Here are some records; copy every line that holds the word "matches".

________________________________________

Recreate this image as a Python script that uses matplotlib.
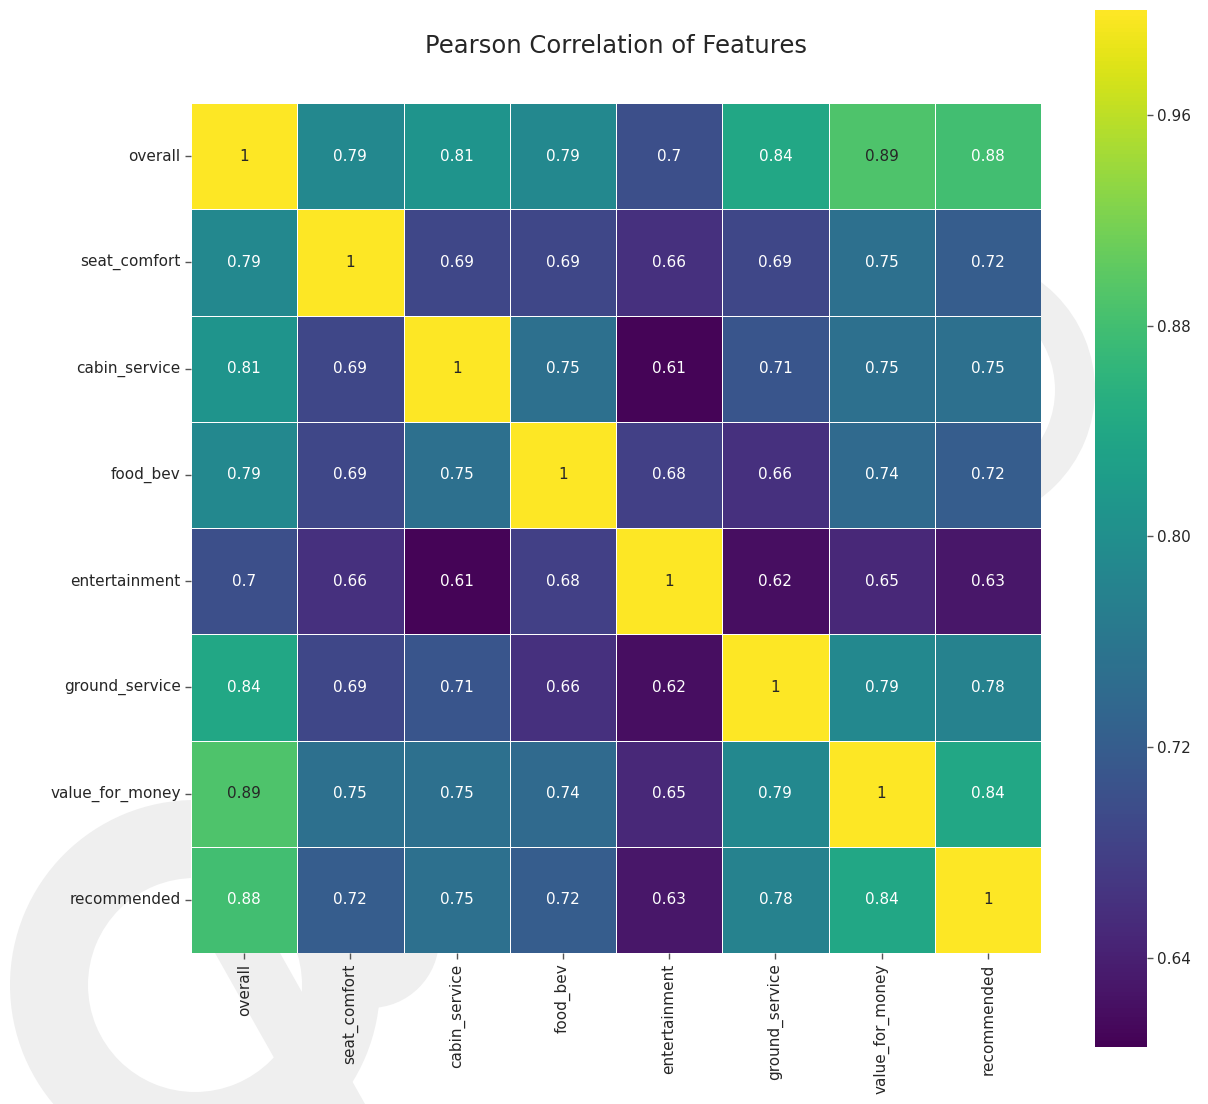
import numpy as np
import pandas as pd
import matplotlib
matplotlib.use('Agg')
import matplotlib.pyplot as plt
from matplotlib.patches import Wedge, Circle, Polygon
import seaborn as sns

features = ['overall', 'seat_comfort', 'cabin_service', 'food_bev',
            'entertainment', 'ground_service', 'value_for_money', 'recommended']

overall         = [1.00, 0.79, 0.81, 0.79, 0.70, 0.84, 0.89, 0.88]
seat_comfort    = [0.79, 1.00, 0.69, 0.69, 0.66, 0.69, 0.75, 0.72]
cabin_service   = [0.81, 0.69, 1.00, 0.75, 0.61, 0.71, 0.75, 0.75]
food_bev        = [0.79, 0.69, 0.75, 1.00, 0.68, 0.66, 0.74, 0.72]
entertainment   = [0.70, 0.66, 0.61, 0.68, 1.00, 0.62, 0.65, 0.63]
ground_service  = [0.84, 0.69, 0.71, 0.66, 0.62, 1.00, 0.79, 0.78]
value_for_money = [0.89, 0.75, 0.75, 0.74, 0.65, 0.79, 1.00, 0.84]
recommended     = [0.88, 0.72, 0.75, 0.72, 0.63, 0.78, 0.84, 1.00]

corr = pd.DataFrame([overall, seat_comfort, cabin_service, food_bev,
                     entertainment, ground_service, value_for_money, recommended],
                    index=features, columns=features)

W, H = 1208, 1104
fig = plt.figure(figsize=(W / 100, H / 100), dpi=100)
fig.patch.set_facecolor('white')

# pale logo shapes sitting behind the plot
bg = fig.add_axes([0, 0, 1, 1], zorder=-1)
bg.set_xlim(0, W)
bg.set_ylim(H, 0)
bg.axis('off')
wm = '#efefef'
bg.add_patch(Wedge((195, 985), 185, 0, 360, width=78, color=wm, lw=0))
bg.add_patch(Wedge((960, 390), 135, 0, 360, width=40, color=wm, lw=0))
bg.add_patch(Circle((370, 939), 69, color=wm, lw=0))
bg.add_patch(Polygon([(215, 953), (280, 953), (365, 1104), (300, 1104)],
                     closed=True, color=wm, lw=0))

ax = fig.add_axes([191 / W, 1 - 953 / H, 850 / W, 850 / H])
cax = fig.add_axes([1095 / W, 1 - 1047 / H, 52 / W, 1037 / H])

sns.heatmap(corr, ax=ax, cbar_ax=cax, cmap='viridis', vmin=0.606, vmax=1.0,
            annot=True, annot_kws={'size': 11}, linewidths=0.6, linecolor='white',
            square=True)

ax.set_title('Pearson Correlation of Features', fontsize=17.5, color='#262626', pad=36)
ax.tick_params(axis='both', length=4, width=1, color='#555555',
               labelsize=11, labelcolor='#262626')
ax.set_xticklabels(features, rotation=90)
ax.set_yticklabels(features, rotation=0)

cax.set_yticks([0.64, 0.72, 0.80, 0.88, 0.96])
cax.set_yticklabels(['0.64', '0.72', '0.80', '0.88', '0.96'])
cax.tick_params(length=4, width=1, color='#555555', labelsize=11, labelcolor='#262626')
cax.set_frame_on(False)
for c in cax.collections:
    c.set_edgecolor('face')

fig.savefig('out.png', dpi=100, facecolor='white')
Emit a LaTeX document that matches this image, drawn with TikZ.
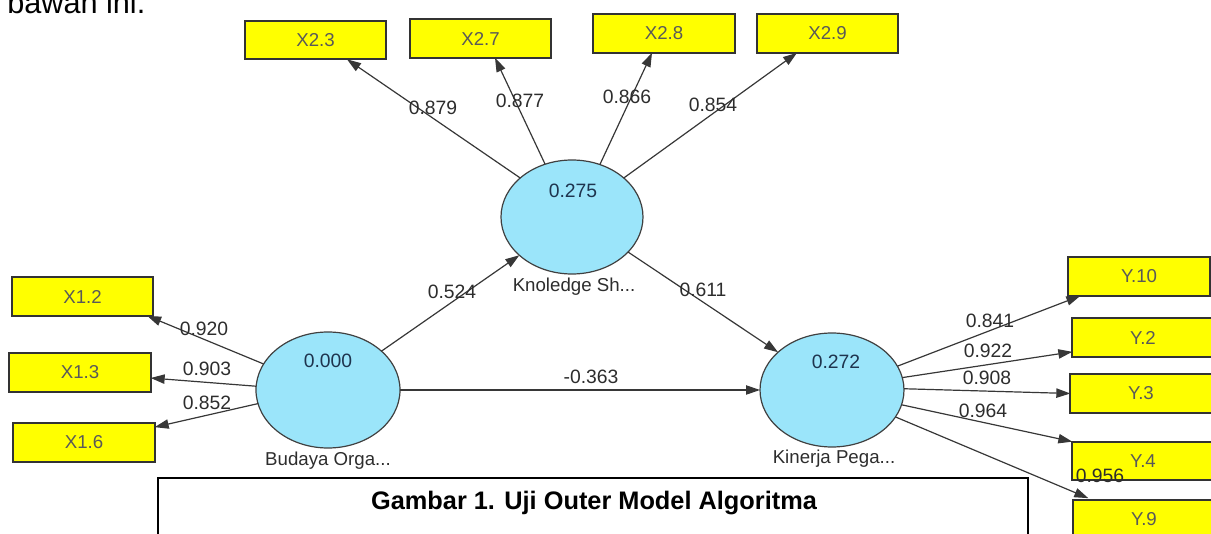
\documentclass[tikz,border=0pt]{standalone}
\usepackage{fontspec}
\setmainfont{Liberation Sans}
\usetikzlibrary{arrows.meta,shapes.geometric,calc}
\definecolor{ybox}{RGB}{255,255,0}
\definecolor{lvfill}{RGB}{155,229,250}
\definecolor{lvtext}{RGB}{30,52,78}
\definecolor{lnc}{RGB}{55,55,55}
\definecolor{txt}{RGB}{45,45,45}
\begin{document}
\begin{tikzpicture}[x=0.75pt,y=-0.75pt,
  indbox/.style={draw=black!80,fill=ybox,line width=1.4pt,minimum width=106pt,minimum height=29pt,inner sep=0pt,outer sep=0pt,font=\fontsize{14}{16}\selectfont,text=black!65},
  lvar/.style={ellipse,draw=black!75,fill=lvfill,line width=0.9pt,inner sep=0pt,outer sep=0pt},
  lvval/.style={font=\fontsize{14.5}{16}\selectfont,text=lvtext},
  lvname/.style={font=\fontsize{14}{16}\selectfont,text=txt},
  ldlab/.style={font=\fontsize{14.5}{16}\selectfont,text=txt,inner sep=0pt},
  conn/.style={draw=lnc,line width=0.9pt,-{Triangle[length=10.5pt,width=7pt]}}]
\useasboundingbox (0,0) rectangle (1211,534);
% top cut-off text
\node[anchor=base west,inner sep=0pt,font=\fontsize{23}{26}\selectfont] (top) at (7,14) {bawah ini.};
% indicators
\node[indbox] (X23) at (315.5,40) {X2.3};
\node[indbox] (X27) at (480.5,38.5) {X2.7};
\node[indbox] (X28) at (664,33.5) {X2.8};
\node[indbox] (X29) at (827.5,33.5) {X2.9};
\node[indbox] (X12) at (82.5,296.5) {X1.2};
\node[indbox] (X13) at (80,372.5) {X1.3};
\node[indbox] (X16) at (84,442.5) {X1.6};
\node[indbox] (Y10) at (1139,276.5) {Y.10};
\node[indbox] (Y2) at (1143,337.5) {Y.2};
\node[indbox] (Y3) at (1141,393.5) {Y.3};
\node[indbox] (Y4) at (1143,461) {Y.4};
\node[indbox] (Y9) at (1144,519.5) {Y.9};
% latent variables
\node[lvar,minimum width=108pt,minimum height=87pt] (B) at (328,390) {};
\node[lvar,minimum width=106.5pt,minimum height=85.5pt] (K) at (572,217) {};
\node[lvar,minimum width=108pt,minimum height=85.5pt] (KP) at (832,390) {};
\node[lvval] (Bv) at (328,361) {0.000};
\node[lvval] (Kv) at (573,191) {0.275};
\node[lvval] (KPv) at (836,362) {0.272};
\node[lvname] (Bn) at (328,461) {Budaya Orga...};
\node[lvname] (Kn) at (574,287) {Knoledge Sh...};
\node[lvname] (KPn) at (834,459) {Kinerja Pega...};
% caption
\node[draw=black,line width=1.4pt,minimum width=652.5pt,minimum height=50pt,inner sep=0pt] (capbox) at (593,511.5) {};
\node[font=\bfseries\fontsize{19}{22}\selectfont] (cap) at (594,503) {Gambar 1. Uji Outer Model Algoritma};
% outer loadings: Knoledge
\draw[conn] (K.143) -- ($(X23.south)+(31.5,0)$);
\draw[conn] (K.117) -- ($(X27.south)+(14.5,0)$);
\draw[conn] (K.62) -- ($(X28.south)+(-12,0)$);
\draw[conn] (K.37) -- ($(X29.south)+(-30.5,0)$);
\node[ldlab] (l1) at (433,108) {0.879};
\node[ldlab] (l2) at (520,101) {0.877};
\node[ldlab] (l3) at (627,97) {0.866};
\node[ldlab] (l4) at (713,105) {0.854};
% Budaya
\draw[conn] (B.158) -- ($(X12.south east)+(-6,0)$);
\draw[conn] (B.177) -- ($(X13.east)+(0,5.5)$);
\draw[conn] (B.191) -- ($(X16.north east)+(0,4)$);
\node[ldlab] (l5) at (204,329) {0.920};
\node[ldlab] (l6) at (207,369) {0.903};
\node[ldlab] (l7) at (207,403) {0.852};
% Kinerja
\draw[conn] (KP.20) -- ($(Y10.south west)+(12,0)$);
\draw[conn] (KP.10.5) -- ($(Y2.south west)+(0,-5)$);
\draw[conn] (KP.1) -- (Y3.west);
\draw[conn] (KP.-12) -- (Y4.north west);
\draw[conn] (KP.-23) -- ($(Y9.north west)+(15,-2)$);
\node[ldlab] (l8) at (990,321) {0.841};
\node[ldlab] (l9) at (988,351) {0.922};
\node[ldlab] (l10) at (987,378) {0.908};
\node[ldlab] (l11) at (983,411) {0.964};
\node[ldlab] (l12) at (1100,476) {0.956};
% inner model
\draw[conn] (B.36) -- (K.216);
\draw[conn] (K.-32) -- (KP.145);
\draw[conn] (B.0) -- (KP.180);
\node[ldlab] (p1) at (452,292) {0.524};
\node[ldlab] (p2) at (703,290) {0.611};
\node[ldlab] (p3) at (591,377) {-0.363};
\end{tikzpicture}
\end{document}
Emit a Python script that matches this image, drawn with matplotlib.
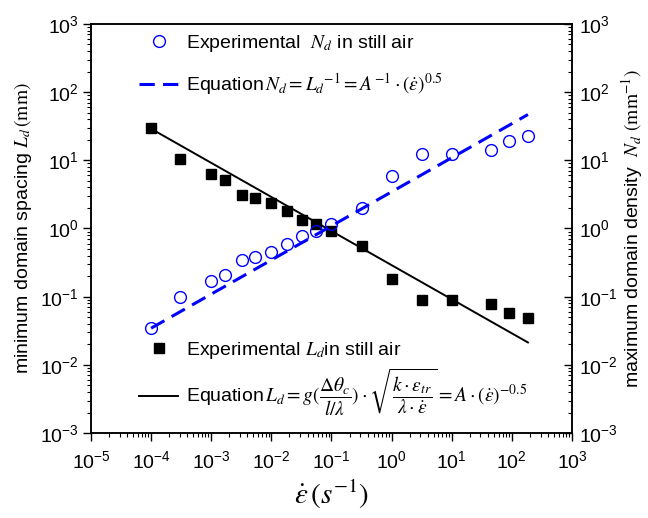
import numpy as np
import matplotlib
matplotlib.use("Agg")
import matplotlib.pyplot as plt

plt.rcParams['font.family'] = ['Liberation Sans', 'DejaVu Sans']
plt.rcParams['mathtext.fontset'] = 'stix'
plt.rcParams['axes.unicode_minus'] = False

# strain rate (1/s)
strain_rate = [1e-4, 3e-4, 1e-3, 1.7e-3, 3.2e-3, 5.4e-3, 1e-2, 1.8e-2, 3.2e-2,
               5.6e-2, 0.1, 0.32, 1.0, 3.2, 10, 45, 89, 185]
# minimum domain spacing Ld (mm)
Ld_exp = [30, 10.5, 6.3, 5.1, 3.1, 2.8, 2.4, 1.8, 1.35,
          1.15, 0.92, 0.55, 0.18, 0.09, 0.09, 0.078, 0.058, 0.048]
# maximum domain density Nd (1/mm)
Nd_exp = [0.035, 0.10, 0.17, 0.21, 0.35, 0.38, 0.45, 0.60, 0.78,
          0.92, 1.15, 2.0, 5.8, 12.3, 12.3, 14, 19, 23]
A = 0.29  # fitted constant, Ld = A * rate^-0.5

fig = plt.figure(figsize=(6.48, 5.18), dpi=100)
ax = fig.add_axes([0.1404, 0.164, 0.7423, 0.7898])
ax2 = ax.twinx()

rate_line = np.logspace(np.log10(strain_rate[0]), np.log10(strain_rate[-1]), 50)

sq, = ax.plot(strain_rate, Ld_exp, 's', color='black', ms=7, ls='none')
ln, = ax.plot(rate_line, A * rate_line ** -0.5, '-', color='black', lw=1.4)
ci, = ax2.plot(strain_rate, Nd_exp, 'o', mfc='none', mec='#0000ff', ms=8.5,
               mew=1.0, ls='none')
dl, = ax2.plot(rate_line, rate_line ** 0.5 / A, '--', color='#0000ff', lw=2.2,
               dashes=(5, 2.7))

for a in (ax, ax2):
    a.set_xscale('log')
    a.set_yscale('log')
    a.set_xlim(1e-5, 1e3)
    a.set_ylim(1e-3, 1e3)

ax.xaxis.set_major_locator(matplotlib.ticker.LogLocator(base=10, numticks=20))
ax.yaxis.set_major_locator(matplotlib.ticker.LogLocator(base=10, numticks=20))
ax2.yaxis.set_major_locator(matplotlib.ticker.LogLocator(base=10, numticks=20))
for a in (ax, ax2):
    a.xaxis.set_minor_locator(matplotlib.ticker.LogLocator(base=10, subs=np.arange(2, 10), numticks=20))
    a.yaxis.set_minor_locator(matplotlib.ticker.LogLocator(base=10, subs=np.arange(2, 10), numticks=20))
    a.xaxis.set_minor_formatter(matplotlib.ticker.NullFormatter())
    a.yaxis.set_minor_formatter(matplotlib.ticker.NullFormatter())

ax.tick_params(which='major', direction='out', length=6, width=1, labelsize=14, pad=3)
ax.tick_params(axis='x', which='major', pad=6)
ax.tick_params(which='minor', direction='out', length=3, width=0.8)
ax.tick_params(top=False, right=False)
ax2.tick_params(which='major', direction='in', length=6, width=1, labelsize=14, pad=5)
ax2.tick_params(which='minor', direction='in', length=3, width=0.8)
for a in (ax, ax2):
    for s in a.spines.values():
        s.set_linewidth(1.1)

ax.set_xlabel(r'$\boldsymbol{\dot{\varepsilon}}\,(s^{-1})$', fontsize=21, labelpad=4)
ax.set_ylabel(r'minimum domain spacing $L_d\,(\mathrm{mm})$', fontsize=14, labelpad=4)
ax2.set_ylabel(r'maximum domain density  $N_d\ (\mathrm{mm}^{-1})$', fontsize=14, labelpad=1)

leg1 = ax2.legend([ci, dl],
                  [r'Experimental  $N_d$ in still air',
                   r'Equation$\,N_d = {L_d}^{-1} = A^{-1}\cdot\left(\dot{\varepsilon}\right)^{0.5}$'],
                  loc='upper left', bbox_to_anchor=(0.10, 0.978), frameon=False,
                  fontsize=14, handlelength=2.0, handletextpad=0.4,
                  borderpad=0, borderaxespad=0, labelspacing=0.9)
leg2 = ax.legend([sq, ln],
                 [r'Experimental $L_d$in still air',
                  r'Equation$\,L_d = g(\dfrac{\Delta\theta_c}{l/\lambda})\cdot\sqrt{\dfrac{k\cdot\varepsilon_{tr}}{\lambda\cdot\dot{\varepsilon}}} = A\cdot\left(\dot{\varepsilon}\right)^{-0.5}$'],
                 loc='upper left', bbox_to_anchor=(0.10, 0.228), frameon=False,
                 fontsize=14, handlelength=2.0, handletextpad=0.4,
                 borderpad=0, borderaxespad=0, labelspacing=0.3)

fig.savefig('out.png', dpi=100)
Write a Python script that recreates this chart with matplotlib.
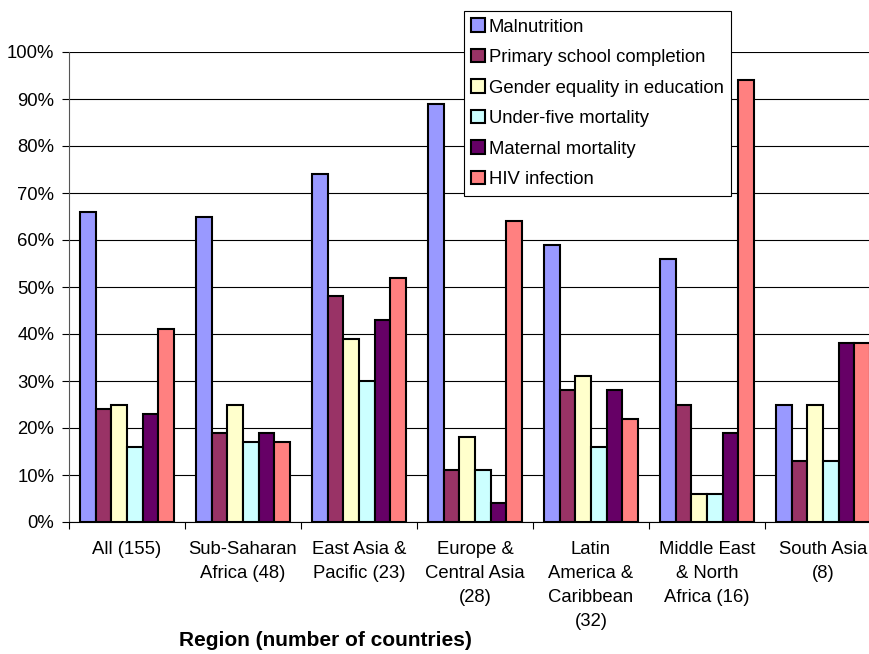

________________________________________

REPLY ->
Emit a LaTeX document that matches this image, drawn with TikZ.
Emit a Python script that matches this image, drawn with matplotlib.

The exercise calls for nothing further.